Даже простое вроде бы слово популярный, и оно под вопросом.
Такие эпитеты, как крупный, выдающийся, значительный, неординарный, еще чего-то стоят. Впрочем, гораздо меньше, чем стоили раньше.
И – праздник сегодня у эпитетов, которые выделяют не масштаб (известности или таланта), не сумму сделанного тем или иным человеком, а его (уже почти безоценочно) уникальность.
Этот, мол, – единственный в своем роде – поэт или, простите покорно, мудак.
Это, мол, – эксклюзивный прием.
Эта, мол, – неповторимая красавица или, извините, дура.
Иными словами, значит сейчас что-то не оценка человечеством (читателями, экспертами etc.) и даже не самооценка («Я гений, Игорь…» etc.), а возможность (или невозможность) представить того или иного человека в телепередаче типа «Минута славы».
Там ведь действительно одни уникумы, единственные и, слава богу, неповторимые.
* * *
Известный поэт написал свое первое прозаическое произведение.
Долго не решался выпустить его из рук. И наконец решился.
«Вот, – сказал он, кладя папочку на стол. – Вот вещь, за которую не стыдно и Нобелевскую премию получить».
* * *
Спускаюсь по памятной многим лестнице Овального зала Библиотеки иностранной литературы, а навстречу, с низко опущенной головой, Александр Абрамович Кабаков. Поднял на меня глаза, в которых, как обычно, многовековая скорбь еврейского народа, и тихо просит: «Сережа, скажи мне что-нибудь хорошее…» А я, будто черт меня дернул, переспрашиваю: «Саша, мы ведь с тобой уже лет двадцать знакомы, так?» «Так», – отвечает Кабаков, еще не понимая подвоха. Но я напираю: «И ведь все эти годы я тебе по много раз говорил что-нибудь хорошее, так?» «Ну…» – слышу я в ответ и торжествующе говорю: «А теперь вспомни, сказал ли ты мне за эти годы хоть что-нибудь хорошее. Может, сейчас попробуешь?..»
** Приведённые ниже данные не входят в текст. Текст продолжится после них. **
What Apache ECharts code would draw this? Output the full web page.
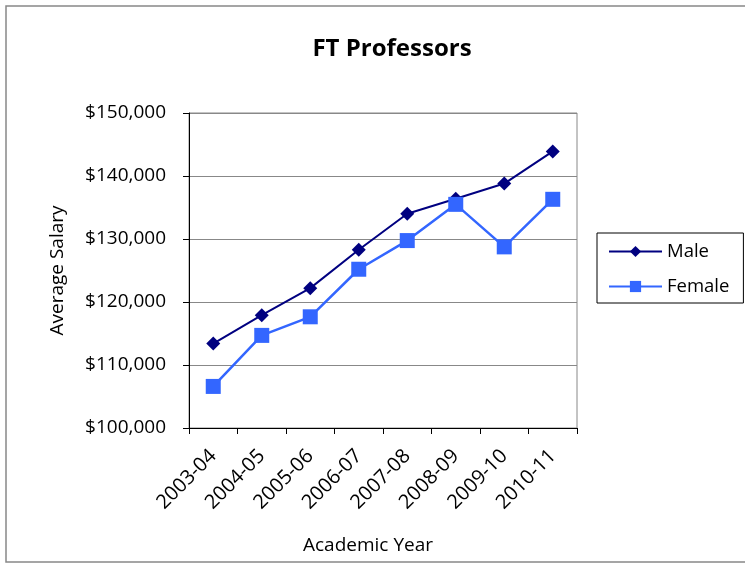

И проношусь мимо, оставив своего друга в некотором недоумении.
Уж сколько воды с той поры утекло, а мне до сих пор стыдно. Будто ребенка обидел.
* * *
О, сколько же открытий чудных свершил я, когда начал в 90-е собирать биобиблиографические сведения о живущих ныне русских писателях. Сначала занося эти сведения на каталожные карточки, несколькими годами позже вводя в компьютер, а уже в 2000-е обнародуя их в составе литературных словарей и путеводителей. Первое, конечно, открытие – это как же нас, оказывается, много. А я ведь человек эпохи Гутенберга и сетевых удальцов стараюсь не трогать. Беру лишь тех, кто выпустил хотя бы одну собственную книгу стихов, прозы или критики. Тысячи, многие тысячи, десятки тысяч имен и, помню, Настя Строкина, моя любимица по тогдашнему литинститутскому семинару, полистав внушительные тома, прямо-таки ахнула: «Я и не знала, Сергей Иванович, что в русском языке есть столько фамилий».
Второе открытие – внезапно (для сторонних людей) обнаружившаяся партийность того или иного вполне себе приличного литератора. Сейчас-то это, разумеется, никого не волнует, а на выходе из СССР многими еще воспринималось как выразительная характеристика личности, и людям зачем-то хотелось знать, что такой-то светоч нашего (впрочем, позднейшего) освободительного движения вступил, оказывается, в КПСС в 1987 году, еще, считай, подростком.
Но Бог с ней, с партийностью, тем более что из последующих словарных изданий я эти сведения удалил как малозначащие[551]. Поговорим о других кульбитах судьбы. Я вот, например, вспомнил сейчас Петра Агеевича Кошеля, которого знал в 1980-е еще Петей и который мне казался тогда весьма многообещающим поэтом. А тут – смотрю в 1990-е, смотрю в начало нулевых – прямо-таки книжка за книжкой: «История телесных наказаний в России», «История российского терроризма», «История российского сыска»…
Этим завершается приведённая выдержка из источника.